### WHAT TO DO
Copy out, with no alterations, the lines below running from the one containing "Clone this chart in Altair." to the one containing "STEP = W / len(answers)", inclusive at each end; pictures are omitted.

### TASK DATA
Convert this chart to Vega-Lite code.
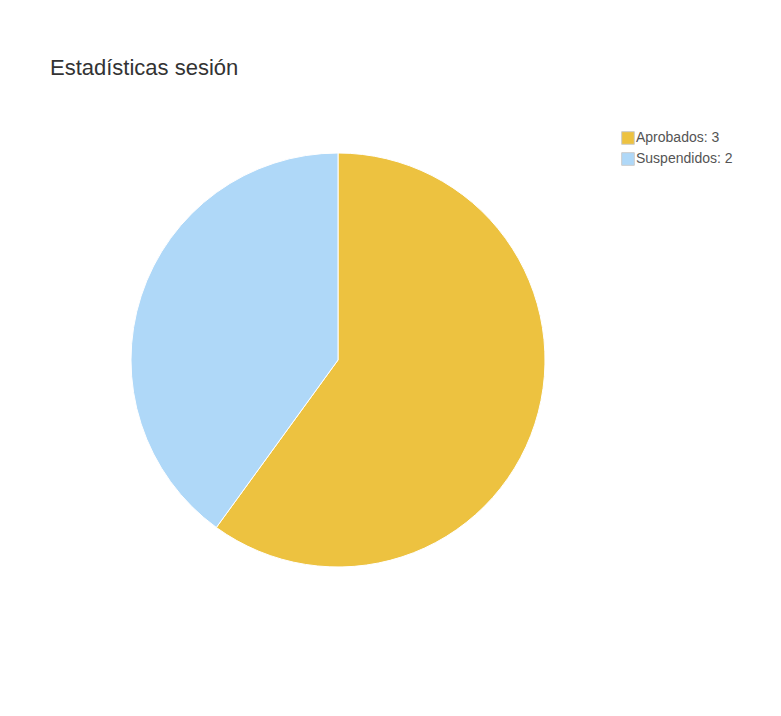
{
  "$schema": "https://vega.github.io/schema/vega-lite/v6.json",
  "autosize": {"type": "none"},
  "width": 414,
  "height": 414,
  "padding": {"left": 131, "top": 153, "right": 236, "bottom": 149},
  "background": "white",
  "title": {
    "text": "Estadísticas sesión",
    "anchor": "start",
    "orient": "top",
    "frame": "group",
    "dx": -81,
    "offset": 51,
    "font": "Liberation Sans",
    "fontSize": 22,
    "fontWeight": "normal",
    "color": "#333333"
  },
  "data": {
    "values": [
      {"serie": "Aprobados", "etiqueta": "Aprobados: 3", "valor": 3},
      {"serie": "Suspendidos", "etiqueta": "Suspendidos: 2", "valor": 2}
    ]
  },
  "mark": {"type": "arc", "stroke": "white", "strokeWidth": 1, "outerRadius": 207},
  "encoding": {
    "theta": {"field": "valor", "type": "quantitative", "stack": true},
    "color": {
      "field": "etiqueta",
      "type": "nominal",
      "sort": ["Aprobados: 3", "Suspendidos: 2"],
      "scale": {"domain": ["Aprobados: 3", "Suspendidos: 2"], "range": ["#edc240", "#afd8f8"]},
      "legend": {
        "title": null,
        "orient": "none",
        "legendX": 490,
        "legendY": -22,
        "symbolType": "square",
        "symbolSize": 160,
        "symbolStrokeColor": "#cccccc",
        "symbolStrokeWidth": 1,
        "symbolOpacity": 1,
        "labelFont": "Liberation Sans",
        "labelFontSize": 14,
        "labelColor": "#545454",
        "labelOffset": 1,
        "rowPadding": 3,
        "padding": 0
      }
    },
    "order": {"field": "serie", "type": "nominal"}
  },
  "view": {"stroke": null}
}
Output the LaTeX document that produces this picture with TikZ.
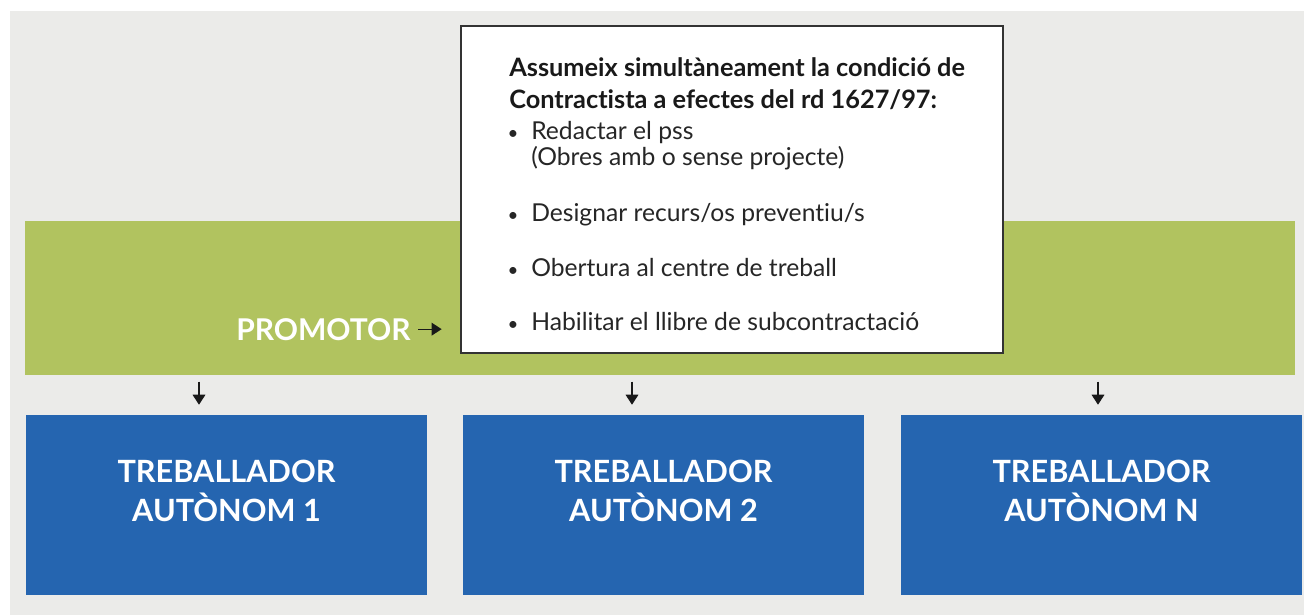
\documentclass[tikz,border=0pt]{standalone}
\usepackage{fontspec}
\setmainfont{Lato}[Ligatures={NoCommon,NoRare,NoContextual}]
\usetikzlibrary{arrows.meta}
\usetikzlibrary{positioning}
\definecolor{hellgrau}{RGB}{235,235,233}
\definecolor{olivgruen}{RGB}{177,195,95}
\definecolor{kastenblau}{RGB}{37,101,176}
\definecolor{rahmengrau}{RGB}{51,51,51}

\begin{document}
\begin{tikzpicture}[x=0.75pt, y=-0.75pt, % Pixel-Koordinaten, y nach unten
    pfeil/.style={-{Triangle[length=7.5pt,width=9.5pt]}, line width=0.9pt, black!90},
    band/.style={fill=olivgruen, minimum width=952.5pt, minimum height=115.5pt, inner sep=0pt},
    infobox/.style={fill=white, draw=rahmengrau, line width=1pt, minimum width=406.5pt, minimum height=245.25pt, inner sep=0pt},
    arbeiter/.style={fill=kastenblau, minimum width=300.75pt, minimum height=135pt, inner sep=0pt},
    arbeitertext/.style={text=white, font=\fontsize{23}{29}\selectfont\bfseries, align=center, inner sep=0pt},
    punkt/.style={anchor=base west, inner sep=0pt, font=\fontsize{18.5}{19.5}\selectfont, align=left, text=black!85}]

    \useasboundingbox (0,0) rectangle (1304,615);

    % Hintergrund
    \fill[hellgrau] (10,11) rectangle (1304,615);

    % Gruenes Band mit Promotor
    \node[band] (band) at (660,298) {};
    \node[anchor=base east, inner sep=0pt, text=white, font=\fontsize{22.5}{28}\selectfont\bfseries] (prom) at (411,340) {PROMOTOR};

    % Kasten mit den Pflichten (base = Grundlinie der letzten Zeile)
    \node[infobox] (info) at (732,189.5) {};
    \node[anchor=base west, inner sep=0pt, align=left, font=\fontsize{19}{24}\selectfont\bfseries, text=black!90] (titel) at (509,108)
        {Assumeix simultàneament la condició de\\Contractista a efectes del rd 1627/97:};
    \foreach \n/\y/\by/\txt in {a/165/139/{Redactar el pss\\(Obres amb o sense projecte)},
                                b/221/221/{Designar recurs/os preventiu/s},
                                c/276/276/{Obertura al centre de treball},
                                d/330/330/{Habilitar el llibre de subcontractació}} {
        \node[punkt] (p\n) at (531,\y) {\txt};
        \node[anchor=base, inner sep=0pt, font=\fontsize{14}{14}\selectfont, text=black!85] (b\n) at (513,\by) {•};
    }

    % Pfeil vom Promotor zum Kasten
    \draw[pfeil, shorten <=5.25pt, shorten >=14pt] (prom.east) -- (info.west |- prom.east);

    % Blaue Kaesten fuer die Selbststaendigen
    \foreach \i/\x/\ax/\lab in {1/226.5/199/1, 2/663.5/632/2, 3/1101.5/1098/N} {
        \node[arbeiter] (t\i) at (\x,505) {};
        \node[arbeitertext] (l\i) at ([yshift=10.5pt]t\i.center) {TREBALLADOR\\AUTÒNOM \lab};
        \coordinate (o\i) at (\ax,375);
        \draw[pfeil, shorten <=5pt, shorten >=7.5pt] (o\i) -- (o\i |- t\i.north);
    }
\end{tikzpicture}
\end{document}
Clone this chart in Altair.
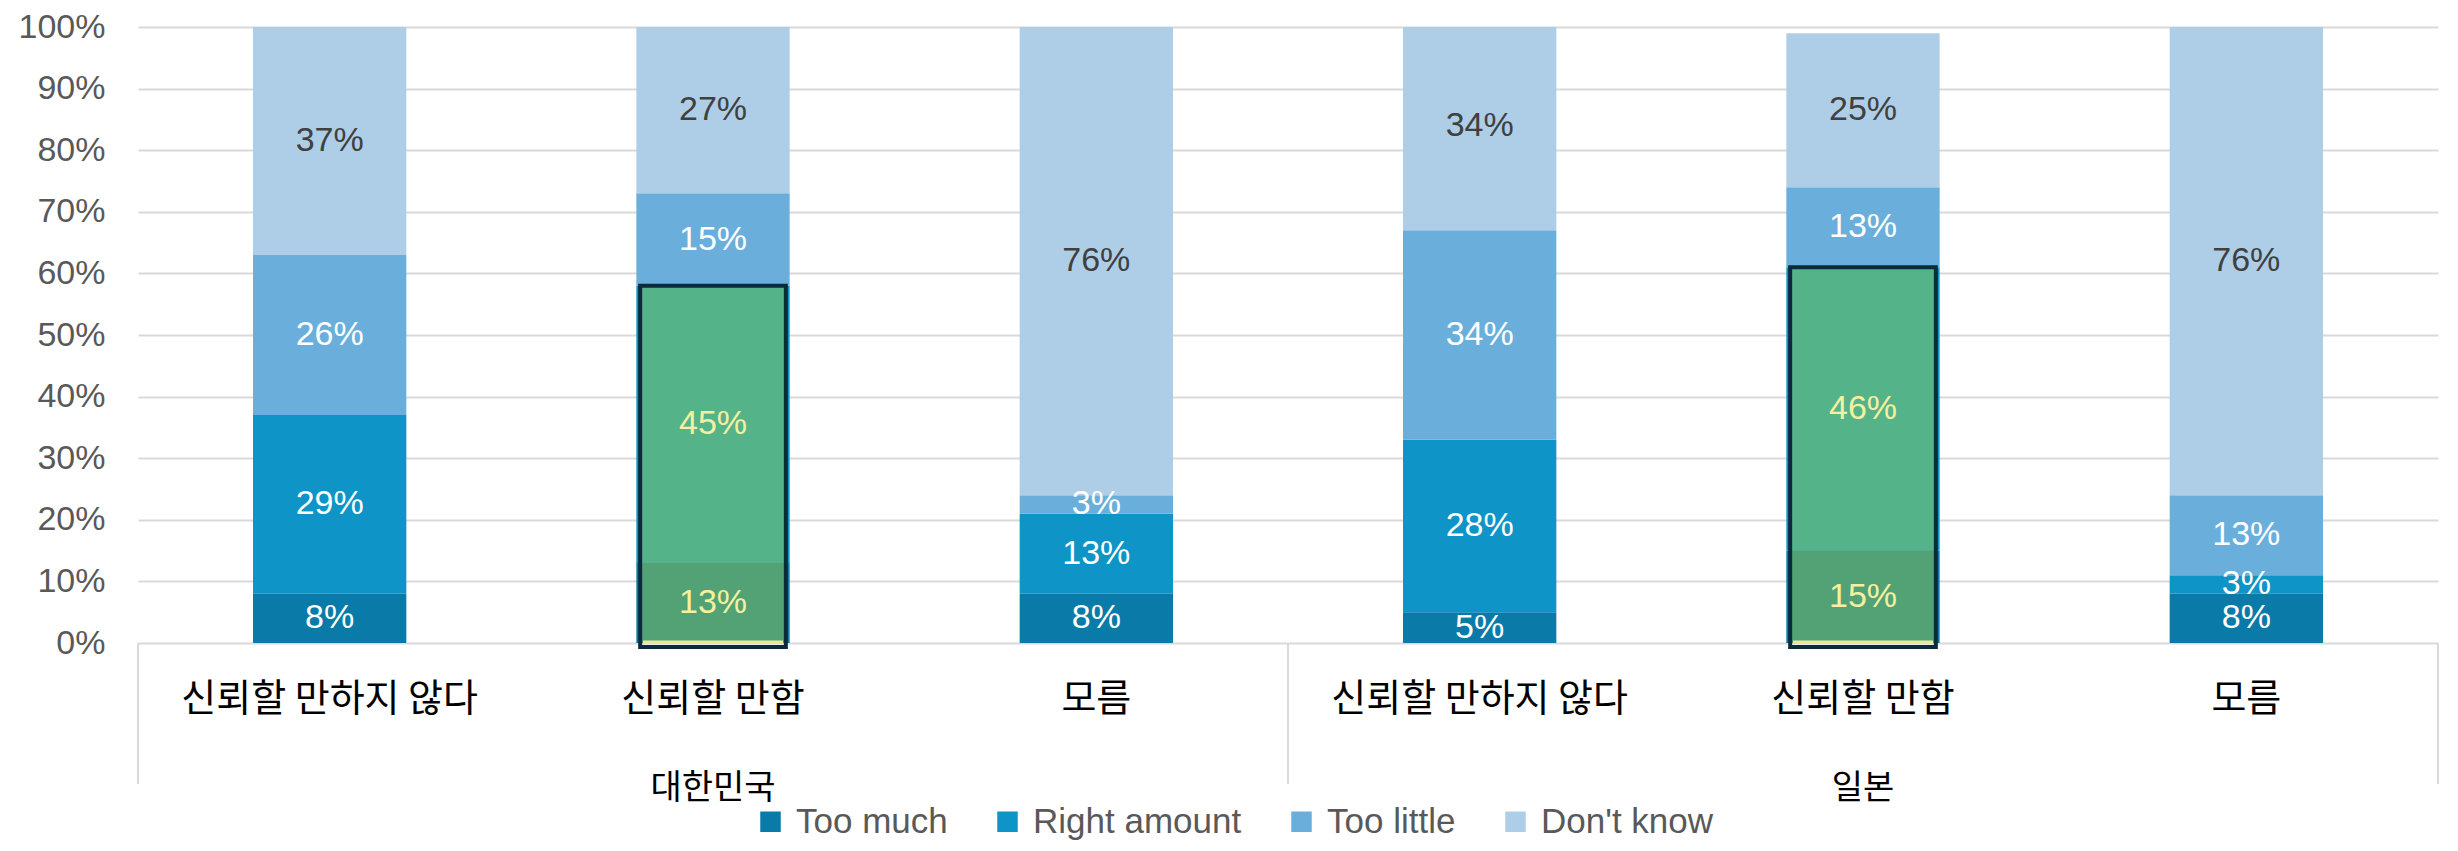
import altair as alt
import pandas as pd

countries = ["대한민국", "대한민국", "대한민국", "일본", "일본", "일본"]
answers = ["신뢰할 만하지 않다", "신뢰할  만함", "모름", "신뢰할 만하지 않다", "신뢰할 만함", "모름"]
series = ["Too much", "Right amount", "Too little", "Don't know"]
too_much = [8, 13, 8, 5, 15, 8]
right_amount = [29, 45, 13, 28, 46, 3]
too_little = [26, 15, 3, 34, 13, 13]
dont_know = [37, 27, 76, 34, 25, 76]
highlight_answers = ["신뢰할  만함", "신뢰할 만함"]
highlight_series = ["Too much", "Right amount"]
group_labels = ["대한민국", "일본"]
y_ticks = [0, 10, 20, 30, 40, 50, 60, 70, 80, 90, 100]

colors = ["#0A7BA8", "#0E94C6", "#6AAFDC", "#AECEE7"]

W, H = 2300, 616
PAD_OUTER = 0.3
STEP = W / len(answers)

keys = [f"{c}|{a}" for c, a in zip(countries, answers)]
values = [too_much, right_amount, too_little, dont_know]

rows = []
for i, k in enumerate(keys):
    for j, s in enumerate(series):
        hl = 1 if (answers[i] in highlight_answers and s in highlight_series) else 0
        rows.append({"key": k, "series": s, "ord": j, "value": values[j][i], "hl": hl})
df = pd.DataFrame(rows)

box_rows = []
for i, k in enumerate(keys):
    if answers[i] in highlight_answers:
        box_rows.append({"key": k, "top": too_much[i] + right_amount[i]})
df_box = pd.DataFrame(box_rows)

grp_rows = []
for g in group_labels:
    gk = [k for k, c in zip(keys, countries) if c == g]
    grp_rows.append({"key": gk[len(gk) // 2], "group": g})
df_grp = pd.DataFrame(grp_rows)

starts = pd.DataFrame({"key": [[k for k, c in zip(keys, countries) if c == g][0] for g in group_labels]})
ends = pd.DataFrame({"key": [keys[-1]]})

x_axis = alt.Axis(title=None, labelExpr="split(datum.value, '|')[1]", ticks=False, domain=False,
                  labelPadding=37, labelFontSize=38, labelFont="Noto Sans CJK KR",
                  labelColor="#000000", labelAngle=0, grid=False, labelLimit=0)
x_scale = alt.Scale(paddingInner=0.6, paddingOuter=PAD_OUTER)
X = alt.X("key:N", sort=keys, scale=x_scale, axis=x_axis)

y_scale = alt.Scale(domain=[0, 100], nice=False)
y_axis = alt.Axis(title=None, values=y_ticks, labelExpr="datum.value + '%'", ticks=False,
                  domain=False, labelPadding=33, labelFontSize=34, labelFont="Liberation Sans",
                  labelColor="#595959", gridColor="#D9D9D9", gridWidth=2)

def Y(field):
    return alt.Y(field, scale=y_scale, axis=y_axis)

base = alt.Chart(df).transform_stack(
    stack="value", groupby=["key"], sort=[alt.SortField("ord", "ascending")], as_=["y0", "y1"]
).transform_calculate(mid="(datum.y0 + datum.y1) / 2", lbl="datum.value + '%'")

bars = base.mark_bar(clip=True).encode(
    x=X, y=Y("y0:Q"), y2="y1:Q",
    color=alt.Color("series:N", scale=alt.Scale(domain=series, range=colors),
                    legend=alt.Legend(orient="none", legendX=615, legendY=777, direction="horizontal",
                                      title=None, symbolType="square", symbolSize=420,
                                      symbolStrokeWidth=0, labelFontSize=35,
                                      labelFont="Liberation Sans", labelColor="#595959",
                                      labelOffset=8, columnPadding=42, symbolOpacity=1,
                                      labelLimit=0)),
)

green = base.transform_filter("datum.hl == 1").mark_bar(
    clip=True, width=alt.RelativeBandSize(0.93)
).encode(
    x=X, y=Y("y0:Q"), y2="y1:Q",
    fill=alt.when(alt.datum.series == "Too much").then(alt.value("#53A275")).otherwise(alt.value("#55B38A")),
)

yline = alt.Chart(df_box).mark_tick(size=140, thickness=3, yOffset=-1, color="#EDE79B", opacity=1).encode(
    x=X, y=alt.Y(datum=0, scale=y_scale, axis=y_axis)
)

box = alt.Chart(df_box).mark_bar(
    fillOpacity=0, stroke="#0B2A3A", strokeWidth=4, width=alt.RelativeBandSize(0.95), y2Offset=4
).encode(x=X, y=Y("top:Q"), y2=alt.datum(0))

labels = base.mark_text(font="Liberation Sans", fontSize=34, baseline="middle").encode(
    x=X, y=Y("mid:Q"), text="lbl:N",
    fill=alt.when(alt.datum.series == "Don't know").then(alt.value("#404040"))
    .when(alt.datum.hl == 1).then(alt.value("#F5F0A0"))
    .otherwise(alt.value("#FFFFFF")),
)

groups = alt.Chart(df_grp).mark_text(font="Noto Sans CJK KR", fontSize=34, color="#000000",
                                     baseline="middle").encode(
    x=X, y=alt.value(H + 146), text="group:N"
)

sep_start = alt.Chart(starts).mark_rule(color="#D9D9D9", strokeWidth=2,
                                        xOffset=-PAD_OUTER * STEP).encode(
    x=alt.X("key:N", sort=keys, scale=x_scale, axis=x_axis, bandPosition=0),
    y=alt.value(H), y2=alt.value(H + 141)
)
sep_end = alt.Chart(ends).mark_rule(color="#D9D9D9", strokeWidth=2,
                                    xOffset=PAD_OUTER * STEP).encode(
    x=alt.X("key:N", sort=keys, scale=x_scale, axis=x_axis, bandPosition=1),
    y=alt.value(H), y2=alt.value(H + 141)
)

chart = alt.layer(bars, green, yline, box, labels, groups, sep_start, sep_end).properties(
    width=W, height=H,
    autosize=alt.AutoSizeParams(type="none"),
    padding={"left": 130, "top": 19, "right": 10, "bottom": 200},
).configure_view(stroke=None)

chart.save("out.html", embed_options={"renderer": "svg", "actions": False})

### OUTPUT
Clone this chart in Altair.
import altair as alt
import pandas as pd

countries = ["대한민국", "대한민국", "대한민국", "일본", "일본", "일본"]
answers = ["신뢰할 만하지 않다", "신뢰할  만함", "모름", "신뢰할 만하지 않다", "신뢰할 만함", "모름"]
series = ["Too much", "Right amount", "Too little", "Don't know"]
too_much = [8, 13, 8, 5, 15, 8]
right_amount = [29, 45, 13, 28, 46, 3]
too_little = [26, 15, 3, 34, 13, 13]
dont_know = [37, 27, 76, 34, 25, 76]
highlight_answers = ["신뢰할  만함", "신뢰할 만함"]
highlight_series = ["Too much", "Right amount"]
group_labels = ["대한민국", "일본"]
y_ticks = [0, 10, 20, 30, 40, 50, 60, 70, 80, 90, 100]

colors = ["#0A7BA8", "#0E94C6", "#6AAFDC", "#AECEE7"]

W, H = 2300, 616
PAD_OUTER = 0.3
STEP = W / len(answers)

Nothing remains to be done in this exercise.